Sie hatte die Blätter, es waren mehrere, nur kurz überflogen, hatte die Sender, in deren Aufsichtsrat Grauselmaier saß oder von denen er offen als Lobbyist bezahlt wurde, gar nicht alle gekannt.

»So viel zur Unabhängigkeit unserer Abgeordneten und zum Zustand unserer Demokratie«, hatte Herb sich verabschiedet.

»Und dann habe ich mir eine seiner Wahlreden angehört«, fuhr Heiko Gerwald fort.

»Wann war das?«

»Im Sommer, so im Juni oder Juli, ich weiß es nicht mehr genau. In Tübingen. Eine Veranstaltung seiner Partei. Lesen statt glotzen. Damit tingelte er durchs Land.
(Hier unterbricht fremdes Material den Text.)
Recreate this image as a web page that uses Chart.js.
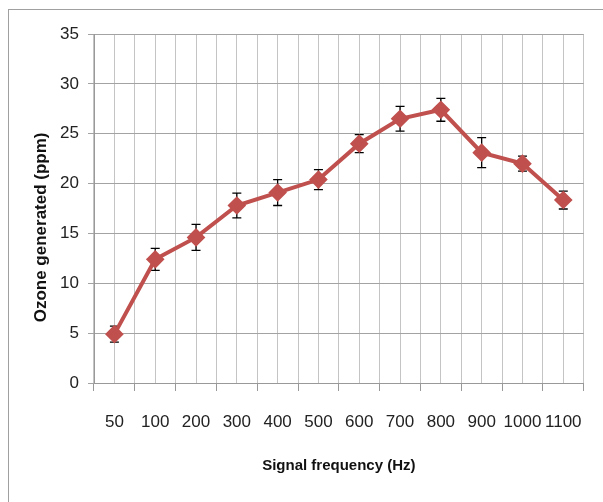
<!DOCTYPE html>
<html>
<head>
<meta charset="utf-8">
<script src="https://cdn.jsdelivr.net/npm/chart.js@4"></script>
<style>
	html, body { margin: 0; padding: 0; background: #fff; }
	#wrap { position: relative; width: 603px; height: 502px; overflow: hidden; }
	#frame { position: absolute; left: 8px; top: 9px; width: 700px; height: 600px; border-left: 1px solid #a0a0a0; border-top: 1px solid #a0a0a0; }
	canvas { position: absolute; left: 0; top: 0; }
</style>
</head>
<body>
<div id="wrap">
	<div id="frame"></div>
	<canvas id="ozoneChart" width="603" height="502"></canvas>
</div>
<script>
'use strict';

const frequencies = ['50', '100', '200', '300', '400', '500', '600', '700', '800', '900', '1000', '1100'];
const ozone = [4.9, 12.4, 14.6, 17.8, 19.1, 20.4, 24.0, 26.5, 27.4, 23.1, 22.0, 18.35];
const ozoneErr = [0.8, 1.1, 1.3, 1.25, 1.3, 1.0, 0.9, 1.25, 1.15, 1.5, 0.75, 0.9];
const yTicks = [0, 5, 10, 15, 20, 25, 30, 35];

const tickFont = { family: '"Liberation Sans", sans-serif', size: 17 };

// error bars, drawn under the markers
const errorBars = {
	id: 'errorBars',
	beforeDatasetsDraw(chart) {
		const ctx = chart.ctx;
		const x = chart.scales.x;
		const y = chart.scales.y;
		ctx.save();
		ctx.strokeStyle = '#000';
		ctx.lineWidth = 1.3;
		ozone.forEach((v, i) => {
			const px = x.getPixelForValue(i);
			const top = y.getPixelForValue(v + ozoneErr[i]);
			const bot = y.getPixelForValue(v - ozoneErr[i]);
			ctx.beginPath();
			ctx.moveTo(px, top);
			ctx.lineTo(px, bot);
			ctx.moveTo(px - 4.5, top);
			ctx.lineTo(px + 4.5, top);
			ctx.moveTo(px - 4.5, bot);
			ctx.lineTo(px + 4.5, bot);
			ctx.stroke();
		});
		ctx.restore();
	}
};

let config = {
	type: 'line',
	data: {
		labels: frequencies,
		datasets: [{
			data: ozone,
			borderColor: '#c0504d',
			backgroundColor: '#c0504d',
			borderWidth: 4,
			pointStyle: 'rectRot',
			pointRadius: 6.5,
			pointHoverRadius: 6.5,
			tension: 0
		}]
	},
	options: {
		responsive: false,
		animation: false,
		layout: { padding: { left: 31, top: 34, right: 10, bottom: 24 } },
		plugins: { legend: { display: false }, tooltip: { enabled: false } },
		scales: {
			x: {
				offset: true,
				grid: { offset: true, color: '#c4c4c4', tickColor: '#999', tickLength: 8 },
				border: { color: '#999' },
				ticks: { font: tickFont, color: '#222', padding: 21, maxRotation: 0, autoSkip: false },
				title: {
					display: true,
					text: 'Signal frequency (Hz)',
					color: '#111',
					font: { family: '"Liberation Sans", sans-serif', size: 15, weight: 'bold' },
					padding: { top: 0, bottom: 3 }
				},
				afterFit: (scale) => { scale.height = 95; }
			},
			xCenter: {
				type: 'category',
				labels: frequencies,
				offset: true,
				position: 'bottom',
				grid: { offset: false, color: '#c4c4c4', drawTicks: false },
				border: { display: false },
				ticks: { display: false },
				afterFit: (scale) => { scale.height = 0; }
			},
			y: {
				min: 0,
				max: 35,
				afterBuildTicks: (scale) => { scale.ticks = yTicks.map(v => ({ value: v })); },
				grid: { color: '#a3a3a3', tickColor: '#a3a3a3', tickLength: 6 },
				border: { color: '#999' },
				ticks: { font: tickFont, color: '#222', padding: 9 },
				title: {
					display: true,
					// trailing spaces push the text down a little, as in the original
					text: 'Ozone generated (ppm)\u00a0\u00a0\u00a0\u00a0\u00a0\u00a0\u00a0\u00a0',
					color: '#111',
					font: { family: '"Liberation Sans", sans-serif', size: 17, weight: 'bold' },
					padding: 0
				},
				afterFit: (scale) => { scale.width = 63; }
			}
		}
	},
	plugins: [errorBars]
};

window.addEventListener('load', function() {
	let ctx = document.getElementById('ozoneChart').getContext('2d');
	const ozoneChart = new Chart(ctx, config);
}, false);
</script>
</body>
</html>
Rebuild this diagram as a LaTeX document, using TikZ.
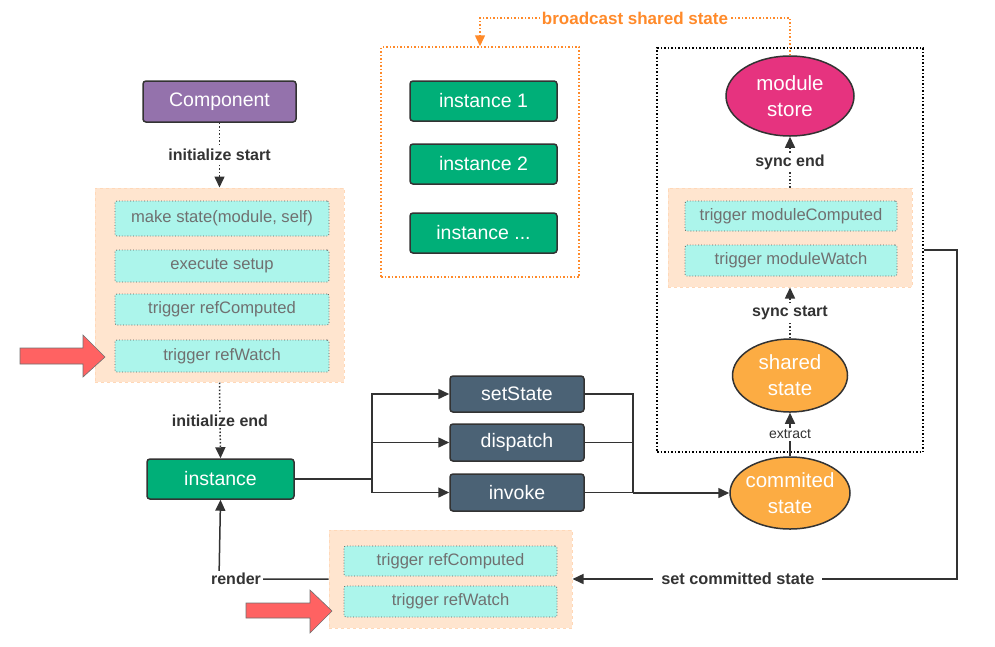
\documentclass[tikz,border=0pt]{standalone}
\usepackage{fontspec}
\setmainfont{Liberation Sans}
\usetikzlibrary{arrows.meta,shapes.geometric}
\definecolor{cpurple}{HTML}{9472AC}
\definecolor{cgreen}{HTML}{00AF78}
\definecolor{cslate}{HTML}{4B6275}
\definecolor{cmag}{HTML}{E6337F}
\definecolor{corange}{HTML}{FCAC43}
\definecolor{cpeach}{HTML}{FFE5CF}
\definecolor{cpeachb}{HTML}{FFD8B8}
\definecolor{ccyan}{HTML}{ACF5EB}
\definecolor{cred}{HTML}{FF6262}
\definecolor{cdot}{HTML}{FF8A2A}
\definecolor{cdark}{HTML}{333333}
\definecolor{cgraytxt}{HTML}{707070}
\tikzset{
  mainbox/.style={draw=cdark, line width=1.5pt, rounded corners=3pt, text=white,
    font=\fontsize{19.5}{23}\selectfont, inner sep=0pt},
  cyanbox/.style={draw=cdark!80, dotted, line width=0.8pt, fill=ccyan, rounded corners=2pt,
    text=cgraytxt, font=\fontsize{16.6}{19}\selectfont, inner sep=0pt},
  peachbox/.style={draw=cpeachb, dashed, line width=1pt, fill=cpeach, inner sep=0pt},
  ellnode/.style={ellipse, draw=cdark, line width=1.5pt, text=white, align=center,
    font=\fontsize{20.5}{26}\selectfont, inner sep=-8pt},
  lbl/.style={fill=white, text=cdark, font=\bfseries\fontsize{16}{19}\selectfont, inner sep=2pt},
  conn/.style={draw=cdark, line width=1.5pt, -{Triangle[length=11pt,width=10pt]}},
  plain/.style={draw=cdark, line width=1.5pt},
  dconn/.style={conn, dotted},
  redarrow/.style={fill=cred, draw=cdark!70, line width=0.6pt},
}
\begin{document}
\begin{tikzpicture}[x=1pt,y=-1pt]
\useasboundingbox (0,0) rectangle (995,646);
% containers
\node[peachbox, minimum width=249pt, minimum height=194pt] (peachL) at (219.5,285) {};
\node[peachbox, minimum width=244pt, minimum height=99pt] (peachR) at (790,237.5) {};
\node[peachbox, minimum width=243pt, minimum height=98pt] (peachB) at (450.5,579) {};
\node[draw=black, dotted, line width=1.5pt, minimum width=266pt, minimum height=404pt, inner sep=0pt] (rbox) at (790,250) {};
\node[draw=cdot, dotted, line width=1.5pt, minimum width=198pt, minimum height=230pt, inner sep=0pt] (obox) at (480,162) {};
% main boxes
\node[mainbox, fill=cpurple, minimum width=153pt, minimum height=41pt] (comp) at (219.5,101.5) {Component};
\node[cyanbox, minimum width=214pt, minimum height=35pt] (ms1) at (222,218.5) {make state(module, self)};
\node[cyanbox, minimum width=214pt, minimum height=32pt] (es) at (222,266) {execute setup};
\node[cyanbox, minimum width=214pt, minimum height=31pt] (rc1) at (222,309.5) {trigger refComputed};
\node[cyanbox, minimum width=214pt, minimum height=32pt] (rw1) at (222,356) {trigger refWatch};
\node[mainbox, fill=cgreen, minimum width=147pt, minimum height=40pt] (inst) at (220.5,479) {instance};
\node[mainbox, fill=cslate, minimum width=134pt, minimum height=36pt] (setS) at (517,394) {setState};
\node[mainbox, fill=cslate, minimum width=134pt, minimum height=37pt] (disp) at (517,442.5) {dispatch};
\node[mainbox, fill=cslate, minimum width=134pt, minimum height=37pt] (invk) at (517,492.5) {invoke};
\node[mainbox, fill=cgreen, minimum width=147pt, minimum height=40pt] (i1) at (483.5,101) {instance 1};
\node[mainbox, fill=cgreen, minimum width=147pt, minimum height=40pt] (i2) at (483.5,164) {instance 2};
\node[mainbox, fill=cgreen, minimum width=147pt, minimum height=40pt] (i3) at (483.5,233) {instance ...};
\node[ellnode, fill=cmag, minimum width=128pt, minimum height=80pt] (mst) at (790,96) {module\\store};
\node[cyanbox, minimum width=212pt, minimum height=30pt] (mc) at (791,216) {trigger moduleComputed};
\node[cyanbox, minimum width=212pt, minimum height=31pt] (mw) at (791,260.5) {trigger moduleWatch};
\node[ellnode, fill=corange, minimum width=115pt, minimum height=73pt] (sh) at (790,375.5) {shared\\state};
\node[ellnode, fill=corange, minimum width=120pt, minimum height=72pt] (com) at (790,493) {commited\\state};
\node[cyanbox, minimum width=213pt, minimum height=30pt] (rc2) at (450.5,561) {trigger refComputed};
\node[cyanbox, minimum width=213pt, minimum height=31pt] (rw2) at (450.5,601.5) {trigger refWatch};
% red arrows
\draw[redarrow] (20,348) -- (83,348) -- (83,335) -- (105,357) -- (83,377) -- (83,364) -- (20,364) -- cycle;
\draw[redarrow] (246,603) -- (310,603) -- (310,590) -- (332,611) -- (310,633) -- (310,618) -- (246,618) -- cycle;
% connectors
\draw[dconn] (comp.south) -- node[lbl]{initialize start} (comp.south |- peachL.north);
\draw[dconn] (peachL.south) -- node[lbl]{initialize end} (inst.north);
\coordinate (br) at (372,479);
\draw[plain] (inst.east) -- (br);
\draw[conn] (br) |- (setS.west);
\draw[conn] (br) |- (disp.west);
\draw[conn] (br) |- (invk.west);
\coordinate (mg) at (633,493);
\draw[plain] (setS.east) -| (mg);
\draw[plain] (disp.east) -| (mg);
\draw[plain] (invk.east) -- (invk.east -| mg);
\draw[conn] (mg) -- (com.west);
\draw[conn] (com.north) -- node[lbl, font=\fontsize{14}{16}\selectfont]{extract} (sh.south);
\draw[dconn] (sh.north) -- node[lbl]{sync start} (peachR.south);
\draw[dconn] (peachR.north) -- node[lbl]{sync end} (mst.south);
\coordinate (bc1) at (790,18);
\coordinate (bc2) at (480,18);
\draw[dotted, draw=cdot, line width=1.5pt, -{Triangle[length=11pt,width=10pt]}] (mst.north) -- (bc1) -- node[lbl, text=cdot, inner xsep=1pt, font=\bfseries\fontsize{17}{20}\selectfont]{broadcast shared state} (bc2) -- (obox.north);
\coordinate (sc1) at (957,250);
\coordinate (sc2) at (957,579);
\draw[conn] (rbox.east) -- (sc1) -- (sc2) -- node[lbl, pos=0.57, inner xsep=8pt, font=\bfseries\fontsize{16.3}{19}\selectfont]{set committed state} (peachB.east);
\coordinate (rnd) at (219,579);
\draw[conn] (peachB.west) -- (rnd) -- (inst.south);
\node[lbl, xshift=17pt] (rlbl) at (rnd) {render};
\end{tikzpicture}
\end{document}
Lesen statt glotzen. Ausgerechnet der.«

»Waren Sie auch am letzten Freitag bei seinem Vortrag in Köngen?«

»Wo?«

»In Köngen. Bei Nürtingen.«

»Nein. Letzte Woche waren wir mit Julia in Karlsruhe. Bis einschließlich Samstag. Eine neue Therapie. Leider hat sie ihr überhaupt nichts gebracht. Bis jetzt jedenfalls nicht.« Er griff nach den Papieren, die auf dem Tisch lagen, schob sie ihr zu. »Hier sind noch die Unterlagen dazu. Viele schöne Worte und hohle Versprechungen. Und die Krankenkasse wird es wohl auch nicht bezahlen.«

Neundorf sah seine zitternden Hände, betrachtete die bleiche Haut seiner Wangen, seine schlaffe, nach vorne gebeugte Körperhaltung. Dieser Mann sollte fähig sein, einen anderen zu überfallen, ihm Säure ins Gesicht und auf den Unterleib zu spritzen und ihn dann noch zu erschießen? Sie las die Bestätigung einer auf psychotherapeutische Verfahren spezialisierten Klinik in Karlsruhe, dass Julia Gerwald im Beisein ihrer Eltern vom 4. bis zum 6. Oktober als potenzielle Patientin überprüft und als solche akzeptiert worden war, verzichtete auf jede weitere Nachforschung. Draußen schien die Hohenzollern-Burg einem Märchenschloss gleich vom Boden abzuheben und in den Himmel aufzuragen, auf ihrem dicht bewaldeten, teilweise schon herbstlich gefärbten Bergkegel in der Höhe residierend. Wahrscheinlich waren wieder Hunderte von Neugierigen ausgelassen damit beschäftigt, sich von Preußens Glanz und Gloria am Albrand überwältigen zu lassen. Hier drinnen gab es keinen Anlass für Glanz, auch keinen für Gloria, dieses Haus schien ganz und gar von jedem Glück verlassen.